Algunas de producción cubana han logrado atravesar el umbral entre el olvido y la memoria colectiva. No creo que nadie que haya visto Doble juego pueda evitar tararear cuando suena la canción homónima de Polito Ibáñez, ustedes saben “…pintaré mi pelo de marrón, fumaré hasta romperme un pulmón…”, o no recuerde actuaciones como las de Enrique Molina como Silvestre Cañizo en Tierra Brava o la de Aramís Delgado como el cruel amo en Las huérfanas de la Obrapía. También nos han legado nombres y nombretes. A partir de La cara oculta de la luna, todas las puntualitas se llaman Amanda: Amandita, la puntualita.

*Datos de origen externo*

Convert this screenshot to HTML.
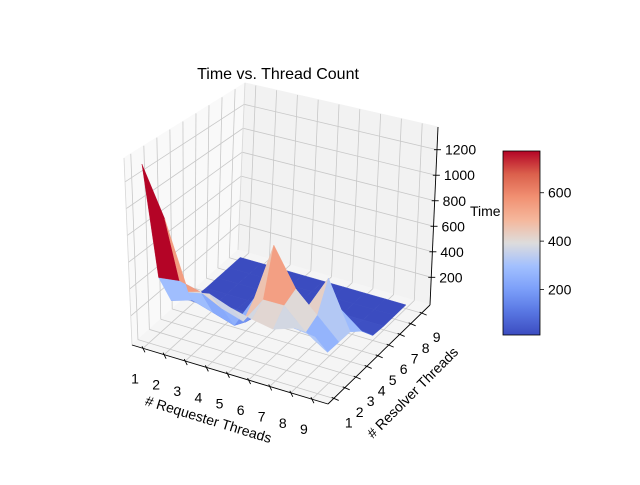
<!DOCTYPE html>
<html><head><meta charset="utf-8"><style>
body{margin:0;background:#fff}
svg text{font-family:"Liberation Sans","DejaVu Sans",sans-serif;fill:#000}
</style></head><body>
<svg id="c" width="640" height="480" viewBox="0 0 640 480" xmlns="http://www.w3.org/2000/svg">
<rect width="640" height="480" fill="#fff"/>
<text x="278" y="79" font-size="16" text-anchor="middle">Time vs. Thread Count</text>
<g id="panes"></g>
<g id="grid"></g>
<g id="surf"></g>
<g id="axes"></g>
<text transform="translate(207,424) rotate(17)" font-size="14" text-anchor="middle"># Requester Threads</text>
<text transform="translate(416,396) rotate(-45)" font-size="14" text-anchor="middle"># Resolver Threads</text>
<text x="470" y="216" font-size="14">Time</text>
<defs><linearGradient id="cg" x1="0" y1="1" x2="0" y2="0"></linearGradient></defs>
<g id="cbar"></g>
</svg>
<script>
// data
const requesterThreads = [1,2,3,4,5,6,7,8,9];
const resolverThreads = [1,2,3,4,5,6,7,8,9];
const zTicks = [200,400,600,800,1000,1200];
const cbTicks = [200,400,600];
// rows = resolver threads 1..9, cols = requester threads 1..9
const timeRow1 = [1320,950,450,480,420,380,350,400,380];
const timeRow2 = [400,420,380,300,250,450,450,300,200];
const timeRow3 = [150,200,150,100,350,780,500,350,200];
const timeRow4 = [100,80,60,50,200,400,300,550,200];
const timeRow5 = [20,15,20,20,30,60,100,250,130];
const timeRow6 = [12,12,12,12,12,15,30,40,20];
const timeRow7 = [12,12,12,12,12,12,12,12,12];
const timeRow8 = [12,12,12,12,12,12,12,12,12];
const timeRow9 = [12,12,12,12,12,12,12,12,12];
const Z = [timeRow1,timeRow2,timeRow3,timeRow4,timeRow5,timeRow6,timeRow7,timeRow8,timeRow9];

const XMIN=0.48,XMAX=9.76,YMIN=0.48,YMAX=9.76,ZMIN=-17,ZMAX=1378;
const C={
 '000':[132,345],'100':[328,404],'010':[238,250],'110':[430,305],
 '001':[124,158],'101':[317,202],'011':[245,83],'111':[438,127]};
function lerp(a,b,t){return [a[0]+(b[0]-a[0])*t,a[1]+(b[1]-a[1])*t];}
function proj(x,y,z){
 const fx=(x-XMIN)/(XMAX-XMIN),fy=(y-YMIN)/(YMAX-YMIN),fz=(z-ZMIN)/(ZMAX-ZMIN);
 const b=lerp(lerp(C['000'],C['100'],fx),lerp(C['010'],C['110'],fx),fy);
 const t=lerp(lerp(C['001'],C['101'],fx),lerp(C['011'],C['111'],fx),fy);
 return lerp(b,t,fz);
}
const NS='http://www.w3.org/2000/svg';
function mk(tag,parent,attrs){const e=document.createElementNS(NS,tag);for(const k in attrs)e.setAttribute(k,attrs[k]);parent.appendChild(e);return e;}
function pts(a){return a.map(p=>p[0].toFixed(1)+','+p[1].toFixed(1)).join(' ');}
function line(parent,p,q,col,w,name){const e=mk('line',parent,{x1:p[0],y1:p[1],x2:q[0],y2:q[1],stroke:col,'stroke-width':w});
 
 return e;}

// panes
const panes=document.getElementById('panes');
let e=mk('polygon',panes,{points:pts([proj(XMIN,YMIN,ZMIN),proj(XMIN,YMAX,ZMIN),proj(XMIN,YMAX,ZMAX),proj(XMIN,YMIN,ZMAX)]),fill:'#f9f9f9',stroke:'#f9f9f9'});


e=mk('polygon',panes,{points:pts([proj(XMIN,YMAX,ZMIN),proj(XMAX,YMAX,ZMIN),proj(XMAX,YMAX,ZMAX),proj(XMIN,YMAX,ZMAX)]),fill:'#f2f2f2',stroke:'#f2f2f2'});


e=mk('polygon',panes,{points:pts([proj(XMIN,YMIN,ZMIN),proj(XMAX,YMIN,ZMIN),proj(XMAX,YMAX,ZMIN),proj(XMIN,YMAX,ZMIN)]),fill:'#f5f5f5',stroke:'#f5f5f5'});



// gridlines
const grid=document.getElementById('grid');
const gc='#c8c8c8';
requesterThreads.forEach(x=>{
 line(grid,proj(x,YMIN,ZMIN),proj(x,YMAX,ZMIN),gc,0.8,'x-gridline');
 line(grid,proj(x,YMAX,ZMIN),proj(x,YMAX,ZMAX),gc,0.8,'x-gridline');
});
resolverThreads.forEach(y=>{
 line(grid,proj(XMIN,y,ZMIN),proj(XMAX,y,ZMIN),gc,0.8,'y-gridline');
 line(grid,proj(XMIN,y,ZMIN),proj(XMIN,y,ZMAX),gc,0.8,'y-gridline');
});
zTicks.forEach(z=>{
 line(grid,proj(XMIN,YMIN,z),proj(XMIN,YMAX,z),gc,0.8,'z-gridline');
 line(grid,proj(XMIN,YMAX,z),proj(XMAX,YMAX,z),gc,0.8,'z-gridline');
});
line(grid,proj(XMIN,YMIN,ZMIN),proj(XMIN,YMIN,ZMAX),'#d8d8d8',0.8,'pane-edge');
line(grid,proj(XMIN,YMAX,ZMIN),proj(XMIN,YMAX,ZMAX),'#d8d8d8',0.8,'pane-edge');

// coolwarm colormap
const CW=[[0,59,76,192],[0.125,88,118,226],[0.25,124,159,249],[0.375,162,192,254],[0.5,221,220,220],[0.625,245,183,156],[0.75,241,144,114],[0.875,219,96,76],[1,180,4,38]];
function cmap(t){t=Math.max(0,Math.min(1,t));for(let i=1;i<CW.length;i++){if(t<=CW[i][0]){const a=CW[i-1],b=CW[i],u=(t-a[0])/(b[0]-a[0]);
 return 'rgb('+[1,2,3].map(k=>Math.round(a[k]+(b[k]-a[k])*u)).join(',')+')';}}return 'rgb(180,4,38)';}

// faces
const faces=[];
for(let j=0;j<resolverThreads.length-1;j++)for(let i=0;i<requesterThreads.length-1;i++){
 const x0=requesterThreads[i],x1=requesterThreads[i+1],y0=resolverThreads[j],y1=resolverThreads[j+1];
 const z00=Z[j][i],z10=Z[j][i+1],z01=Z[j+1][i],z11=Z[j+1][i+1];
 faces.push({p:[proj(x0,y0,z00),proj(x1,y0,z10),proj(x1,y1,z11),proj(x0,y1,z01)],avg:(z00+z10+z01+z11)/4,
  d:0.5*(x0+x1)/2-0.866*(y0+y1)/2});
}
let fmin=Infinity,fmax=-Infinity;faces.forEach(f=>{fmin=Math.min(fmin,f.avg);fmax=Math.max(fmax,f.avg);});
faces.sort((a,b)=>a.d-b.d);
const surf=document.getElementById('surf');
faces.forEach(f=>{const col=cmap((f.avg-fmin)/(fmax-fmin));
 const el=mk('polygon',surf,{points:pts(f.p),fill:col,stroke:col,'stroke-width':0.4,'stroke-linejoin':'round'});
 
 
});

// axes
const ax=document.getElementById('axes');
line(ax,proj(XMIN,YMIN,ZMIN),proj(XMAX,YMIN,ZMIN),'#000',0.9,'x-axis-line');
line(ax,proj(XMAX,YMIN,ZMIN),proj(XMAX,YMAX,ZMIN),'#000',0.9,'y-axis-line');
line(ax,proj(XMAX,YMAX,ZMIN),proj(XMAX,YMAX,ZMAX),'#000',0.9,'z-axis-line');
requesterThreads.forEach(x=>{const p=proj(x,YMIN,ZMIN);
 line(ax,[p[0]-1,p[1]-2],[p[0]+2,p[1]+4],'#000',0.9,'x-tick');
 const t=mk('text',ax,{x:p[0]-8,y:p[1]+35,'font-size':14,'text-anchor':'middle'});t.textContent=x;
 
 });
resolverThreads.forEach(y=>{const p=proj(XMAX,y,ZMIN);
 line(ax,[p[0]-2,p[1]-1],[p[0]+5,p[1]+2],'#000',0.9,'y-tick');
 const t=mk('text',ax,{x:p[0]+15,y:p[1]+29,'font-size':14,'text-anchor':'middle'});t.textContent=y;
 
 });
zTicks.forEach(z=>{const p=proj(XMAX,YMAX,z);
 line(ax,[p[0]-3,p[1]],[p[0]+4,p[1]],'#000',0.9,'z-tick');
 const t=mk('text',ax,{x:p[0]+8,y:p[1]+5,'font-size':14});t.textContent=z;
 
 });

// colorbar
const cg=document.getElementById('cg');
for(let k=0;k<=16;k++){mk('stop',cg,{offset:(k/16),'stop-color':cmap(k/16)});}
const cb=document.getElementById('cbar');
const CBX=503,CBW=37,CBT=151,CBB=335;
e=mk('rect',cb,{x:CBX,y:CBT,width:CBW,height:CBB-CBT,fill:'url(#cg)',stroke:'#000','stroke-width':0.8});


cbTicks.forEach(v=>{const yy=CBB-(v-fmin)/(fmax-fmin)*(CBB-CBT);
 line(cb,[CBX+CBW,yy],[CBX+CBW+4,yy],'#000',0.8,'colorbar-tick');
 const t=mk('text',cb,{x:CBX+CBW+8,y:yy+5,'font-size':14});t.textContent=v;
 
 });
</script>
</body></html>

Otras, el impacto lo han alcanzado por la trama que manejan, a veces no de la manera mejor contada, pero resultan efectivas por lo sensible de los temas a tratar, como la del Machi y el abuso a la muchachita. Recuerdo que en una entrevista el actor comentaba que en la calle la gente le paraba, para gritarle “lo descarado que era e hijo de (de esa misma)”; y él: “No, señora, ese es el personaje, no yo”. Ahora están de moda las turcas también, pero esas, con las cuales mi señora madre con Karaman para arriba y Karaman para abajo me tortura todos los días, necesitan un escrito aparte.
Un amigo una vez me comentó cierta vez que las telenovelas eran un buen termómetro para saber cómo la población cubana se manifestaba según tal o más cual conflicto desde el abuso de menores, como es el caso de El Machi, o la homofobia, las infidelidades, entre otros. Yo creo que traía razón en eso.
Al final constituyen uno de los espacios televisivos más esperados y consumidos; por ello quizá solicitemos productos similares que, sin perder sus códigos de lo complaciente y estéticamente depurados, sí sean más cercanos a los enrevesados argumentos de la sociedad cubana y global, repleta de entuertos y retruécanos. Mientras tanto. quiero saber cómo prosigue la historia de Beto Flacón y la Marisquera, que el último episodio me dejó, además de chupándome el dedo, comiéndome las uñas.